Can you transcribe every line exactly and leave the pictures behind?

Material =>
----------

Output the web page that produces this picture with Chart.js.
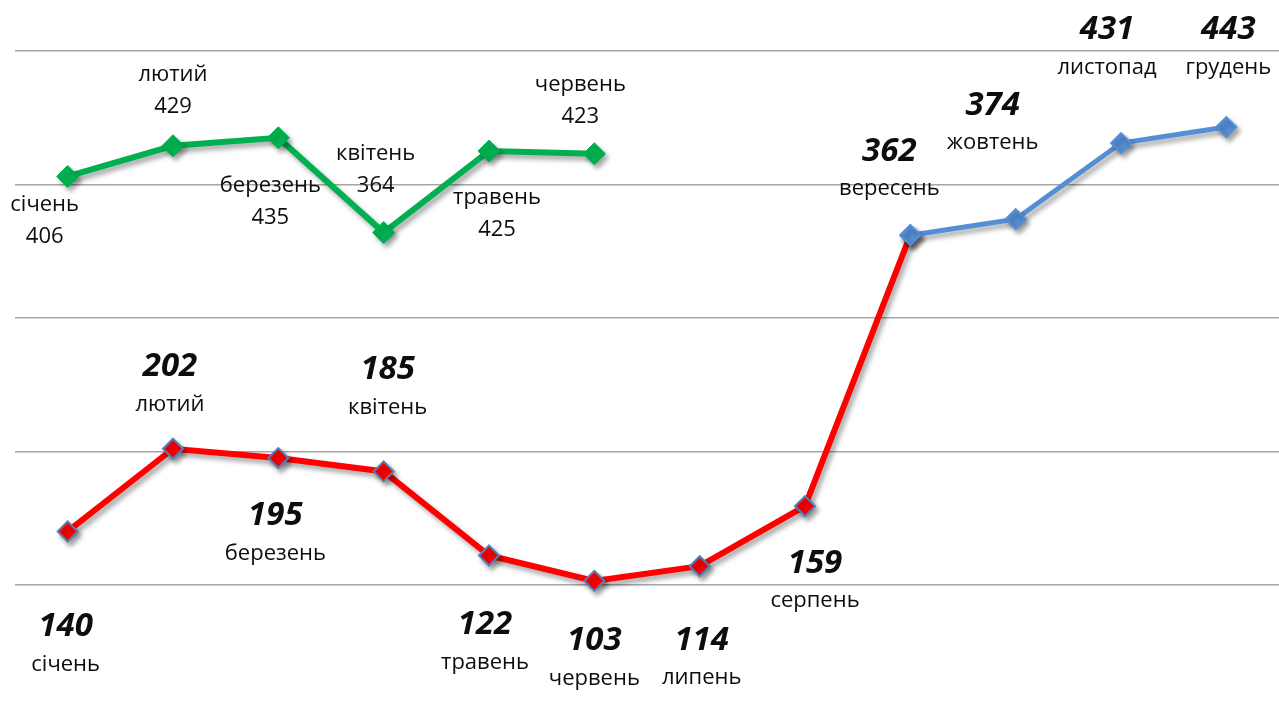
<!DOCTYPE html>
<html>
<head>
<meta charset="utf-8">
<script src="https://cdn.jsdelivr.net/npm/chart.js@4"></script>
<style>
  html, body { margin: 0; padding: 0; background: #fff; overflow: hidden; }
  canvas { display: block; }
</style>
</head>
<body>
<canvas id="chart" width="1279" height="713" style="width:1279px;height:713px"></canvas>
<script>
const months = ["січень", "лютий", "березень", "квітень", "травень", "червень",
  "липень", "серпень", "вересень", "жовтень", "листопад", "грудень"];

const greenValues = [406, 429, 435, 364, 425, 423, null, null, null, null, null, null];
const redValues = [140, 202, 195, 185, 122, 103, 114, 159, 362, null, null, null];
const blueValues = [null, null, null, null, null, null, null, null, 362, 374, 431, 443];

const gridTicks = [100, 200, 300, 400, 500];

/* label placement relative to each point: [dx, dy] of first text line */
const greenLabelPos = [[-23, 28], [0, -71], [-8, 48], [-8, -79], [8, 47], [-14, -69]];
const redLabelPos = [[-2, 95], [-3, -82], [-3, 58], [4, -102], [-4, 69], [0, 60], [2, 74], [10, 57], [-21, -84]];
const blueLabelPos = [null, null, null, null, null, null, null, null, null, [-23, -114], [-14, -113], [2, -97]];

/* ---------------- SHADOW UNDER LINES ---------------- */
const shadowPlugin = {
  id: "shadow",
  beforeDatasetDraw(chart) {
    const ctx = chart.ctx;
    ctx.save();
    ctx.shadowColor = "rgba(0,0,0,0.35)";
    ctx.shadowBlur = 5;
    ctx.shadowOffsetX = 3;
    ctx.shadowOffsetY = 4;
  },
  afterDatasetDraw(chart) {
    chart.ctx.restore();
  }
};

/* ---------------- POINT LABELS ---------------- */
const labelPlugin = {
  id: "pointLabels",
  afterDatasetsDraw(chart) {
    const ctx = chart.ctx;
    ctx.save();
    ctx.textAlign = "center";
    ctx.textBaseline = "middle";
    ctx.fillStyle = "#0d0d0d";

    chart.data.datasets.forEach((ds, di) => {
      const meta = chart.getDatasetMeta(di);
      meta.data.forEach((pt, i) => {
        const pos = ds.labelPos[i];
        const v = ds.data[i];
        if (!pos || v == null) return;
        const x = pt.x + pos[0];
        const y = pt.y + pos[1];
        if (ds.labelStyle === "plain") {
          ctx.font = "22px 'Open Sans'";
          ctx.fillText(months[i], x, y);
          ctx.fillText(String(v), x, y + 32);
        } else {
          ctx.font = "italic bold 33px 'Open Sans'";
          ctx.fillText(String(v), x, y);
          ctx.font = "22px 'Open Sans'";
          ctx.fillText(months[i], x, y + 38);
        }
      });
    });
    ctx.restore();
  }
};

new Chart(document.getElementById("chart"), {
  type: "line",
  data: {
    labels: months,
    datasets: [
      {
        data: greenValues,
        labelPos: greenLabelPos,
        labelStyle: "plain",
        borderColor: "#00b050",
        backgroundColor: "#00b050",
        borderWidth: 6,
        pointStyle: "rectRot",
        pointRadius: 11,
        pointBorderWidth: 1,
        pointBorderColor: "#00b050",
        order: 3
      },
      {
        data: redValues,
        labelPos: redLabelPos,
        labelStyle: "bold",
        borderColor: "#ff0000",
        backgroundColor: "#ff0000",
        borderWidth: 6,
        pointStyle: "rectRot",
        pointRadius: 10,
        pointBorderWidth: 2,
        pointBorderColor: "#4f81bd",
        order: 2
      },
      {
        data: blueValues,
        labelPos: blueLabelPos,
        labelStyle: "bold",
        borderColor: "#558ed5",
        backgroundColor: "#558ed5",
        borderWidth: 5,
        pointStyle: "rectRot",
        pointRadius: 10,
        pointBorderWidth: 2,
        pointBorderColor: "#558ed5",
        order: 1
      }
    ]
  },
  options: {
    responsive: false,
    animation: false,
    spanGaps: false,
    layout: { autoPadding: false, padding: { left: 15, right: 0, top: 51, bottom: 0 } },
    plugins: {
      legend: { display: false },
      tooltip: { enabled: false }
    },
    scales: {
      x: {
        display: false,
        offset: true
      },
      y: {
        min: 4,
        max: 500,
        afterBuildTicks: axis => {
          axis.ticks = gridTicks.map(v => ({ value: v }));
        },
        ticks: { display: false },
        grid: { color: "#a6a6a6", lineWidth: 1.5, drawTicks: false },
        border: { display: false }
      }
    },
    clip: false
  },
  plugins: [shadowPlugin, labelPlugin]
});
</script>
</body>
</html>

----------

Result =>
Output the web page that produces this picture with Chart.js.
<!DOCTYPE html>
<html>
<head>
<meta charset="utf-8">
<script src="https://cdn.jsdelivr.net/npm/chart.js@4"></script>
<style>
  html, body { margin: 0; padding: 0; background: #fff; overflow: hidden; }
  canvas { display: block; }
</style>
</head>
<body>
<canvas id="chart" width="1279" height="713" style="width:1279px;height:713px"></canvas>
<script>
const months = ["січень", "лютий", "березень", "квітень", "травень", "червень",
  "липень", "серпень", "вересень", "жовтень", "листопад", "грудень"];

const greenValues = [406, 429, 435, 364, 425, 423, null, null, null, null, null, null];
const redValues = [140, 202, 195, 185, 122, 103, 114, 159, 362, null, null, null];
const blueValues = [null, null, null, null, null, null, null, null, 362, 374, 431, 443];

const gridTicks = [100, 200, 300, 400, 500];

/* label placement relative to each point: [dx, dy] of first text line */
const greenLabelPos = [[-23, 28], [0, -71], [-8, 48], [-8, -79], [8, 47], [-14, -69]];
const redLabelPos = [[-2, 95], [-3, -82], [-3, 58], [4, -102], [-4, 69], [0, 60], [2, 74], [10, 57], [-21, -84]];
const blueLabelPos = [null, null, null, null, null, null, null, null, null, [-23, -114], [-14, -113], [2, -97]];

/* ---------------- SHADOW UNDER LINES ---------------- */
const shadowPlugin = {
  id: "shadow",
  beforeDatasetDraw(chart) {
    const ctx = chart.ctx;
    ctx.save();
    ctx.shadowColor = "rgba(0,0,0,0.35)";
    ctx.shadowBlur = 5;
    ctx.shadowOffsetX = 3;
    ctx.shadowOffsetY = 4;
  },
  afterDatasetDraw(chart) {
    chart.ctx.restore();
  }
};

/* ---------------- POINT LABELS ---------------- */
const labelPlugin = {
  id: "pointLabels",
  afterDatasetsDraw(chart) {
    const ctx = chart.ctx;
    ctx.save();
    ctx.textAlign = "center";
    ctx.textBaseline = "middle";
    ctx.fillStyle = "#0d0d0d";

    chart.data.datasets.forEach((ds, di) => {
      const meta = chart.getDatasetMeta(di);
      meta.data.forEach((pt, i) => {
        const pos = ds.labelPos[i];
        const v = ds.data[i];
        if (!pos || v == null) return;
        const x = pt.x + pos[0];
        const y = pt.y + pos[1];
        if (ds.labelStyle === "plain") {
          ctx.font = "22px 'Open Sans'";
          ctx.fillText(months[i], x, y);
          ctx.fillText(String(v), x, y + 32);
        } else {
          ctx.font = "italic bold 33px 'Open Sans'";
          ctx.fillText(String(v), x, y);
          ctx.font = "22px 'Open Sans'";
          ctx.fillText(months[i], x, y + 38);
        }
      });
    });
    ctx.restore();
  }
};

new Chart(document.getElementById("chart"), {
  type: "line",
  data: {
    labels: months,
    datasets: [
      {
        data: greenValues,
        labelPos: greenLabelPos,
        labelStyle: "plain",
        borderColor: "#00b050",
        backgroundColor: "#00b050",
        borderWidth: 6,
        pointStyle: "rectRot",
        pointRadius: 11,
        pointBorderWidth: 1,
        pointBorderColor: "#00b050",
        order: 3
      },
      {
        data: redValues,
        labelPos: redLabelPos,
        labelStyle: "bold",
        borderColor: "#ff0000",
        backgroundColor: "#ff0000",
        borderWidth: 6,
        pointStyle: "rectRot",
        pointRadius: 10,
        pointBorderWidth: 2,
        pointBorderColor: "#4f81bd",
        order: 2
      },
      {
        data: blueValues,
        labelPos: blueLabelPos,
        labelStyle: "bold",
        borderColor: "#558ed5",
        backgroundColor: "#558ed5",
        borderWidth: 5,
        pointStyle: "rectRot",
        pointRadius: 10,
        pointBorderWidth: 2,
        pointBorderColor: "#558ed5",
        order: 1
      }
    ]
  },
  options: {
    responsive: false,
    animation: false,
    spanGaps: false,
    layout: { autoPadding: false, padding: { left: 15, right: 0, top: 51, bottom: 0 } },
    plugins: {
      legend: { display: false },
      tooltip: { enabled: false }
    },
    scales: {
      x: {
        display: false,
        offset: true
      },
      y: {
        min: 4,
        max: 500,
        afterBuildTicks: axis => {
          axis.ticks = gridTicks.map(v => ({ value: v }));
        },
        ticks: { display: false },
        grid: { color: "#a6a6a6", lineWidth: 1.5, drawTicks: false },
        border: { display: false }
      }
    },
    clip: false
  },
  plugins: [shadowPlugin, labelPlugin]
});
</script>
</body>
</html>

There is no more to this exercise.